The tradeoff is that many men who receive chemical castration no longer have any sex drive, but this means they also don’t have sexual desires that lead to harm. For many sex offenders, that’s a tradeoff they’re willing to make, especially if their prison sentence will be reduced.
MDMA and GnRH both change how people think and, in so doing, can prevent them from harming others. These therapies make people more moral.
Using drugs to limit sex drive has other uses. A Vice article from 2016 describes the work of Scott Woodside, a psychiatrist at the Centre for Addiction and Mental Health (CAMH) in Toronto:
He currently has about 40 patients undergoing the treatment and another 20 to 30 taking antidepressants to curb their sex drive; 25 to 30 percent of his caseload at any given time is comprised of people who are addicted to porn or struggle with chronic infidelity, while the rest are convicted sex offenders.
Treating chronic infidelity is definitely a moral therapy, but the existence of a way for medicine to increase morality doesn’t, on its own, justify its use. Again, consent is a key component of the ethical use of these interventions. There are risks and downsides, but the patient can decide what’s worthwhile.

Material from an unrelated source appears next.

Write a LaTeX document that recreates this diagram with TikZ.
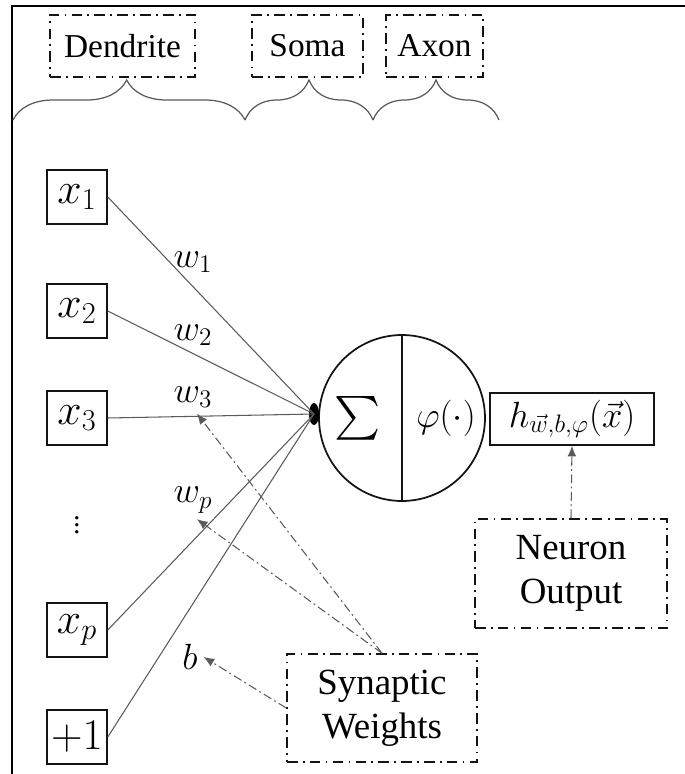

This also raises a bigger question: who’s deciding what’s moral? Sex offenders are an easy case, but others get more complicated or are downright unethical. The most famous castration case shows this.

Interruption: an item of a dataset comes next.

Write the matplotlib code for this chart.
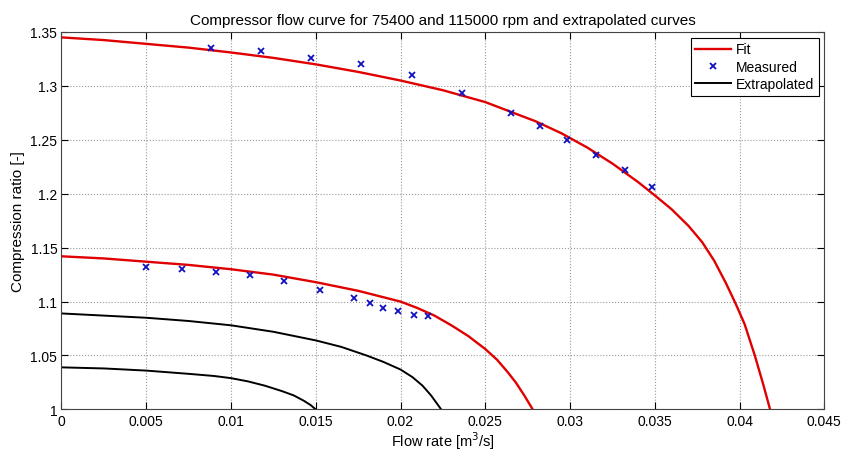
import matplotlib
matplotlib.use('Agg')
import matplotlib.pyplot as plt

plt.rcParams['font.family'] = ['Liberation Sans', 'DejaVu Sans']

# measured points, 115000 rpm
meas_hi_x = [0.0088, 0.01175, 0.0147, 0.01766, 0.0207, 0.02362, 0.02652,
             0.02824, 0.02983, 0.03155, 0.03327, 0.03484]
meas_hi_y = [1.335, 1.332, 1.326, 1.320, 1.310, 1.293, 1.275,
             1.263, 1.250, 1.236, 1.222, 1.206]

# measured points, 75400 rpm
meas_lo_x = [0.0050, 0.00711, 0.00914, 0.01115, 0.01315, 0.01527, 0.01727,
             0.01818, 0.01898, 0.01988, 0.02078, 0.0216]
meas_lo_y = [1.132, 1.130, 1.127, 1.125, 1.119, 1.111, 1.103,
             1.099, 1.094, 1.091, 1.088, 1.087]

# fitted curves
fit_hi_x = [0.0, 0.0025, 0.005, 0.0075, 0.01, 0.0125, 0.015, 0.0175, 0.02,
            0.0225, 0.025, 0.0265, 0.028, 0.0295, 0.031, 0.0325, 0.034,
            0.035, 0.036, 0.037, 0.0378, 0.0385, 0.0392, 0.0398, 0.0403,
            0.0409, 0.0414, 0.0418]
fit_hi_y = [1.345, 1.3425, 1.339, 1.3355, 1.331, 1.326, 1.320, 1.313, 1.305,
            1.296, 1.285, 1.276, 1.267, 1.256, 1.243, 1.228, 1.211,
            1.1985, 1.1855, 1.170, 1.155, 1.138, 1.117, 1.097, 1.079,
            1.050, 1.023, 1.000]

fit_lo_x = [0.0, 0.0025, 0.005, 0.0075, 0.01, 0.0125, 0.015, 0.0175, 0.02,
            0.021, 0.022, 0.023, 0.024, 0.025, 0.0257, 0.0263, 0.0268,
            0.0273, 0.0278]
fit_lo_y = [1.142, 1.140, 1.137, 1.134, 1.130, 1.125, 1.118, 1.110, 1.100,
            1.094, 1.087, 1.078, 1.068, 1.056, 1.046, 1.035, 1.025,
            1.013, 1.000]

# extrapolated curves
ext1_x = [0.0, 0.0025, 0.005, 0.0075, 0.01, 0.0125, 0.015, 0.0165, 0.018,
          0.019, 0.02, 0.0207, 0.0213, 0.0218, 0.0224]
ext1_y = [1.089, 1.087, 1.085, 1.082, 1.078, 1.072, 1.064, 1.058, 1.050,
          1.044, 1.037, 1.030, 1.022, 1.013, 1.000]

ext2_x = [0.0, 0.0025, 0.005, 0.0075, 0.009, 0.01, 0.011, 0.012, 0.013,
          0.0137, 0.0143, 0.0147, 0.015]
ext2_y = [1.039, 1.038, 1.036, 1.033, 1.031, 1.029, 1.026, 1.022, 1.017,
          1.013, 1.008, 1.004, 1.000]

xticks = [0, 0.005, 0.01, 0.015, 0.02, 0.025, 0.03, 0.035, 0.04, 0.045]
yticks = [1, 1.05, 1.1, 1.15, 1.2, 1.25, 1.3, 1.35]

fig = plt.figure(figsize=(8.42, 4.52), dpi=100)
ax = fig.add_axes([0.073, 0.092, 0.906, 0.835])

ax.plot(fit_hi_x, fit_hi_y, color='#e00000', lw=1.7, label='Fit')
ax.plot(meas_hi_x, meas_hi_y, 'x', color='#1010c0', ms=4, mew=1.3, label='Measured')
ax.plot(ext1_x, ext1_y, color='black', lw=1.4, label='Extrapolated')
ax.plot(fit_lo_x, fit_lo_y, color='#e00000', lw=1.7)
ax.plot(meas_lo_x, meas_lo_y, 'x', color='#1010c0', ms=4, mew=1.3)
ax.plot(ext2_x, ext2_y, color='black', lw=1.4)

ax.set_xlim(0, 0.045)
ax.set_ylim(1, 1.35)
ax.set_xticks(xticks)
ax.set_yticks(yticks)
ax.set_xticklabels(['%g' % v for v in xticks])
ax.set_yticklabels(['%g' % v for v in yticks])
ax.tick_params(direction='in', top=True, right=True, labelsize=10, length=5,
               width=0.8, pad=3)
ax.grid(True, linestyle=':', color='#999999', linewidth=0.8)

for s in ax.spines.values():
    s.set_color('#444444')
    s.set_linewidth(0.8)

ax.set_title('Compressor flow curve for 75400 and 115000 rpm and extrapolated curves',
             fontsize=11)
ax.set_xlabel('Flow rate [m$^3$/s]', fontsize=10.5, labelpad=1)
ax.set_ylabel('Compression ratio [-]', fontsize=11)

leg = ax.legend(loc='upper right', fontsize=10, fancybox=False, framealpha=1,
                edgecolor='black', borderaxespad=0.4, handlelength=2.6,
                handletextpad=0.3, borderpad=0.35, labelspacing=0.25)
leg.get_frame().set_linewidth(0.8)

fig.savefig('out.png', dpi=100)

Alan Mathison Turing was offered a choice between prison or chemical castration using estrogen after being convicted of having consensual sex with other men. He chose the estrogen, the effects of which led to his probable suicide. Castration was clearly unethical, but prison would have been too: they’re both wrong because gay sex isn’t unethical and shouldn’t be against the law. And unlike in many voluntary cases, castration caused Turing nothing but suffering.

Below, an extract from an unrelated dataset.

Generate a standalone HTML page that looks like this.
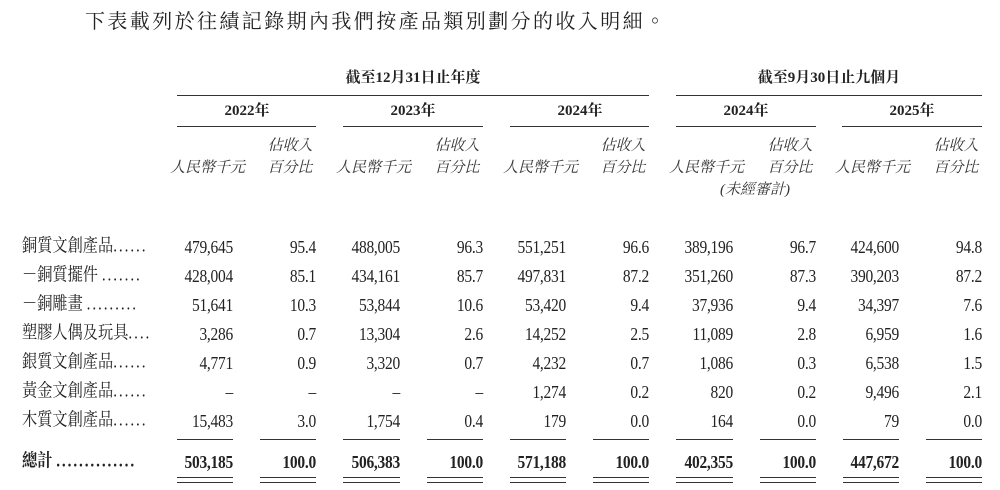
<!DOCTYPE html>
<html><head><meta charset="utf-8"><style>
body{margin:0;width:1000px;height:490px;background:#fff;position:relative;overflow:hidden;font-family:"Liberation Serif","Noto Serif CJK TC","Noto Serif CJK SC",serif;color:#222}
.t{position:absolute;white-space:nowrap;line-height:20px}
.n{position:absolute;white-space:nowrap;line-height:22px;font-size:18px;text-align:right;width:90px;letter-spacing:-0.3px;transform:scaleX(0.86);transform-origin:right center}
.b{font-weight:bold}
.l{position:absolute;height:1.3px;background:#333}
.h{position:absolute;font-size:15px;font-style:italic;line-height:22px;text-align:center;white-space:nowrap;color:#333}
.lab{position:absolute;left:22px;font-size:16px;line-height:22px;white-space:nowrap;transform:scale(0.95,1.12);transform-origin:left center}
.d{letter-spacing:2px}
</style></head><body>
<div class="t" style="left:85px;top:10px;font-size:20px;letter-spacing:2.4px;font-family:'Noto Serif CJK TC','Noto Serif CJK SC',serif">下表載列於往績記錄期內我們按產品類別劃分的收入明細。</div>

<div class="t b" style="left:343px;width:140px;top:68px;font-size:15px;text-align:center">截至12月31日止年度</div>
<div class="t b" style="left:676px;width:306px;top:68px;font-size:15px;text-align:center">截至9月30日止九個月</div>
<div class="l" style="left:177px;width:472px;top:95px"></div>
<div class="l" style="left:676px;width:306px;top:95px"></div>

<div class="t b" style="left:177px;width:140px;top:101px;font-size:15px;text-align:center">2022年</div>
<div class="t b" style="left:343px;width:140px;top:101px;font-size:15px;text-align:center">2023年</div>
<div class="t b" style="left:510px;width:140px;top:101px;font-size:15px;text-align:center">2024年</div>
<div class="t b" style="left:676px;width:140px;top:101px;font-size:15px;text-align:center">2024年</div>
<div class="t b" style="left:842px;width:140px;top:101px;font-size:15px;text-align:center">2025年</div>
<div class="l" style="left:177px;width:139px;top:126px"></div>
<div class="l" style="left:343px;width:140px;top:126px"></div>
<div class="l" style="left:510px;width:139px;top:126px"></div>
<div class="l" style="left:676px;width:140px;top:126px"></div>
<div class="l" style="left:842px;width:140px;top:126px"></div>

<div class="h" style="left:170px;width:70px;top:157px">人民幣千元</div>
<div class="h" style="left:262px;width:56px;top:135px">佔收入<br>百分比</div>
<div class="h" style="left:336px;width:70px;top:157px">人民幣千元</div>
<div class="h" style="left:429px;width:56px;top:135px">佔收入<br>百分比</div>
<div class="h" style="left:503px;width:70px;top:157px">人民幣千元</div>
<div class="h" style="left:595px;width:56px;top:135px">佔收入<br>百分比</div>
<div class="h" style="left:669px;width:70px;top:157px">人民幣千元</div>
<div class="h" style="left:762px;width:56px;top:135px">佔收入<br>百分比</div>
<div class="h" style="left:835px;width:70px;top:157px">人民幣千元</div>
<div class="h" style="left:928px;width:56px;top:135px">佔收入<br>百分比</div>
<div class="h" style="left:705px;width:100px;top:179px">(未經審計)</div>

<div id="rows"></div>
<script>
var rows=[
["銅質文創產品","......"],
["－銅質擺件 ","......."],
["－銅雕畫 ",".........",],
["塑膠人偶及玩具","...."],
["銀質文創產品","......"],
["黃金文創產品","......"],
["木質文創產品","......"],
["總計 ",".............."]
];
var vals=[
["479,645","95.4","488,005","96.3","551,251","96.6","389,196","96.7","424,600","94.8"],
["428,004","85.1","434,161","85.7","497,831","87.2","351,260","87.3","390,203","87.2"],
["51,641","10.3","53,844","10.6","53,420","9.4","37,936","9.4","34,397","7.6"],
["3,286","0.7","13,304","2.6","14,252","2.5","11,089","2.8","6,959","1.6"],
["4,771","0.9","3,320","0.7","4,232","0.7","1,086","0.3","6,538","1.5"],
["–","–","–","–","1,274","0.2","820","0.2","9,496","2.1"],
["15,483","3.0","1,754","0.4","179","0.0","164","0.0","79","0.0"],
["503,185","100.0","506,383","100.0","571,188","100.0","402,355","100.0","447,672","100.0"]
];
var R=[233,316,400,483,566,649,733,816,899,982];
var L=[177,260,343,427,510,593,676,760,843,926];
var h="";
rows.forEach(function(r,i){
 var c=247+i*29; if(i==7)c=462;
 var y=c-11;
 var bold=i==7?"font-weight:bold;":"";
 h+='<div class="lab" style="top:'+y+'px;'+bold+'">'+r[0]+'<span class="d">'+r[1]+'</span></div>';
 vals[i].forEach(function(v,j){
  h+='<div class="n" style="left:'+(R[j]-90)+'px;top:'+y+'px;'+bold+'">'+v+'</div>';
 });
});
for(var j=0;j<10;j++){
 var w=R[j]-L[j];
 h+='<div class="l" style="left:'+L[j]+'px;width:'+w+'px;top:439px"></div>';
 h+='<div class="l" style="left:'+L[j]+'px;width:'+w+'px;top:477px"></div>';
 h+='<div class="l" style="left:'+L[j]+'px;width:'+w+'px;top:482px"></div>';
}
document.getElementById("rows").innerHTML=h;
</script>
</body></html>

We shouldn’t miss that medicine played a role in Turing’s mistreatment. As I’ve written, identifying and categorizing psychiatric disorders is notoriously controversial, especially using the healing view, which will be more likely to medicalize behaviours by appealing to value judgments:
This is represented most infamously by the categorization of homosexuality as a mental disorder. After years of pushback from the gay rights community, the American Psychiatric Association dropped homosexuality from the DSM, not because of any empirical or scientific change, but because the normative landscape shifted.
We can’t lose sight of these mistakes, but we shouldn’t conclude that moral therapy is always unethical. Doing so would miss its positive aspects: it can prevent sexual abuse and infidelity, help people live better lives by making them less obsessed with sex, and turn a white supremacist into someone who says that “Love is the most important thing.”
This seems like a case where it might be wise to start with an ethical assessment of purely voluntary uses of medicine for moral enhancement (no financial or judicial inducements or penalties involved). Then consider partially voluntary cases (e.g.- use of a treatment modality in exchange for a reduced sentence length). Then consider wholly involuntary uses.
I'd say a similar order should apply with clinical trials. I'd say we should try MDMA in purely voluntary settings as 'moral therapy' and establish its credentials- e.g. with people who want help with anger management- before using it involuntary settings. If trials in prisoners are desired, they should be strictly separated out from parole hearings, probation etc.
It also seems to me that there's a substantial ethical difference between, say, chemical castration and MDMA, in that MDMA in this case enhances a person's capacities and flourishing, whereas chemical castration removes capacities- it may enhance flourishing overall, but only at the cost of valued capacities. Castration seems much more problematic.